As the offseason is now upon us, Mozeliak is busy making plans for the Cardinals' 2015 team. After putting together a team with his plans last winter, he was forced to plan around Matheny's tendencies in 2014, juggling Wong and Taveras between Triple-A and the majors and trading Allen Craig to Boston. There is talk already concerning next year's outfield with Jon Jay, Peter Bourjos, Oscar Taveras, and Randal Grichuk competing for two spots. Oscar Taveras' value is greatest as an everyday player, next as a trade chip, and third as a bench bat, but if he does not play everyday next year, the value of the first two greatly decreases. John Mozeliak should not have to plan around Mike Matheny's deficiencies regarding newcomers and small-sample size.

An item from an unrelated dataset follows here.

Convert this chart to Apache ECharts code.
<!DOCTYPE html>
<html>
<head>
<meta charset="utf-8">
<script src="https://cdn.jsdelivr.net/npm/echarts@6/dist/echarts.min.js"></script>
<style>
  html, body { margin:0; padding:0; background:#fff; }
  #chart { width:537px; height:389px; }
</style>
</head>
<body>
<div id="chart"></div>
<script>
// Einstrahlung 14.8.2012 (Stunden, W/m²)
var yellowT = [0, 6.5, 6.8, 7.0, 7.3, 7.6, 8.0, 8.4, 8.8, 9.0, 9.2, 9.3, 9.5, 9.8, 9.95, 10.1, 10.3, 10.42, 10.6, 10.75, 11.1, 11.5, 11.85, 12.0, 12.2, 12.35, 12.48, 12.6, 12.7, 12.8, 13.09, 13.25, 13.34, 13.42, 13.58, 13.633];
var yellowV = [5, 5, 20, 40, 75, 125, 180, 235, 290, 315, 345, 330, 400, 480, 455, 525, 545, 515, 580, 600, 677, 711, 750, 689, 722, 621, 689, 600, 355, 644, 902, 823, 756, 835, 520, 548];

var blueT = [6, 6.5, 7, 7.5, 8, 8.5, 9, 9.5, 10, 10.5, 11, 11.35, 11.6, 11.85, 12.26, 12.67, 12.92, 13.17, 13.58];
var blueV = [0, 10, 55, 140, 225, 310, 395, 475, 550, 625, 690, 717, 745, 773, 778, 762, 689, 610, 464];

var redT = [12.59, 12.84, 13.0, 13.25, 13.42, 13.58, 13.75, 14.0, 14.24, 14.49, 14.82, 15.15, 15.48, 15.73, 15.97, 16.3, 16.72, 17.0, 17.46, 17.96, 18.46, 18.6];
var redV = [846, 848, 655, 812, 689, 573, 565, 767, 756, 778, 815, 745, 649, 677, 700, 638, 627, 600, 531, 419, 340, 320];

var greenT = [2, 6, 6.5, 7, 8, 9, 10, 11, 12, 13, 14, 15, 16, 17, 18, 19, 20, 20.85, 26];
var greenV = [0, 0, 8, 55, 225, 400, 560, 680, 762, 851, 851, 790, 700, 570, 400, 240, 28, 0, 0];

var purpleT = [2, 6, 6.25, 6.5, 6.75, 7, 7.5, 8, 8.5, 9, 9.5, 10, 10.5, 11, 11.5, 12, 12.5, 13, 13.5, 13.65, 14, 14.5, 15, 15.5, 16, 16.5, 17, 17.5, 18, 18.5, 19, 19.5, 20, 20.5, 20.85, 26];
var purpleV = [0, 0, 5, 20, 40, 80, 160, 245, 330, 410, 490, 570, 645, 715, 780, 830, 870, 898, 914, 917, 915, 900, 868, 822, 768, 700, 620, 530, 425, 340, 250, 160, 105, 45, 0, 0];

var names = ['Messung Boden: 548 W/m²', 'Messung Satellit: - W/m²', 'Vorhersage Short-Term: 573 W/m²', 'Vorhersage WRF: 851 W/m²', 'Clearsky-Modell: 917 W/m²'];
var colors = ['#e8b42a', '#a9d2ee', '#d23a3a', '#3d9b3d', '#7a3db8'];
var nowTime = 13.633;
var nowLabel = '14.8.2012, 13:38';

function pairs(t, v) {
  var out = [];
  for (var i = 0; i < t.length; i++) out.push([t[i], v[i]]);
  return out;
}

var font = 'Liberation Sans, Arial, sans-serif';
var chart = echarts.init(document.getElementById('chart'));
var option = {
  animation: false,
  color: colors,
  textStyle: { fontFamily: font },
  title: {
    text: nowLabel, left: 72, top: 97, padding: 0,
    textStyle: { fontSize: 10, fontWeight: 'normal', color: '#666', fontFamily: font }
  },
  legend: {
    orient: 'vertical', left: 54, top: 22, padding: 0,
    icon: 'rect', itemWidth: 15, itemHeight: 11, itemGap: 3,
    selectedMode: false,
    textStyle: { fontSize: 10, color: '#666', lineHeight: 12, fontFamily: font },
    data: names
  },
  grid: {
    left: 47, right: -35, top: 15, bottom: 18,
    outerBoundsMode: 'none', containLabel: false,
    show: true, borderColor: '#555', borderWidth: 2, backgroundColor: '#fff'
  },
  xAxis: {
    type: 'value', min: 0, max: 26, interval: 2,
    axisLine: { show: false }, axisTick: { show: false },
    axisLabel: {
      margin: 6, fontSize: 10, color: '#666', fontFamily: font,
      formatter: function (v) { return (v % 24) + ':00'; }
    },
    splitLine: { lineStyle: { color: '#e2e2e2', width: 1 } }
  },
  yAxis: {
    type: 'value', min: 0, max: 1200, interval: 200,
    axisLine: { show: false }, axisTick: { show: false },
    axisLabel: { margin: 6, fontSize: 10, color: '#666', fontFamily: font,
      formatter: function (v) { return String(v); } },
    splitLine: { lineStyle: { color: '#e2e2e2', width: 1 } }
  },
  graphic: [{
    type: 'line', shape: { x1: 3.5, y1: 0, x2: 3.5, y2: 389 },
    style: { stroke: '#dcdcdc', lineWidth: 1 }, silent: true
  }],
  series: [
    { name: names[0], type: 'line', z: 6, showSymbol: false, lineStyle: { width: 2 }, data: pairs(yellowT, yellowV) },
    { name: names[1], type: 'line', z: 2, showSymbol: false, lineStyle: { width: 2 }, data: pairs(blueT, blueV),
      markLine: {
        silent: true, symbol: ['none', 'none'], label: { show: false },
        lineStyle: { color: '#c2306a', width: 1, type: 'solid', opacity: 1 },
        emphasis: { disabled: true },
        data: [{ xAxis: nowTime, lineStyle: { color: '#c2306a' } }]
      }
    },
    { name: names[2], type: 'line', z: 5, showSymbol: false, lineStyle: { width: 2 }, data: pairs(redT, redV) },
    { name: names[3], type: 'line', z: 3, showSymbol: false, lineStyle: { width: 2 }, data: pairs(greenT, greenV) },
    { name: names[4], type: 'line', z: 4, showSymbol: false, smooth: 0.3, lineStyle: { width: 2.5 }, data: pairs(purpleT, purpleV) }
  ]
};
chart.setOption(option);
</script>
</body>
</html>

Mozeliak needs to get together with his hand-picked successor to Tony La Russa and reach a better understanding regarding how the team is built as well as the long and short-term plan for current players and players the Cardinals' wish to acquire. Many believed that Mozeliak had found a manager in Matheny who would be much more in line with Mozeliak's thinking when it comes to developing players and managing the roster. After 2014, it looks like Mozeliak has not chosen that type of manager. Mozeliak clearly values Matheny's strengths as his players always play for him with little to no dissension, a very important quality in a manager. Mozeliak appears willing to live with this manager's deficiencies, but perhaps better planning and communication will lead to a more stable plan in 2015.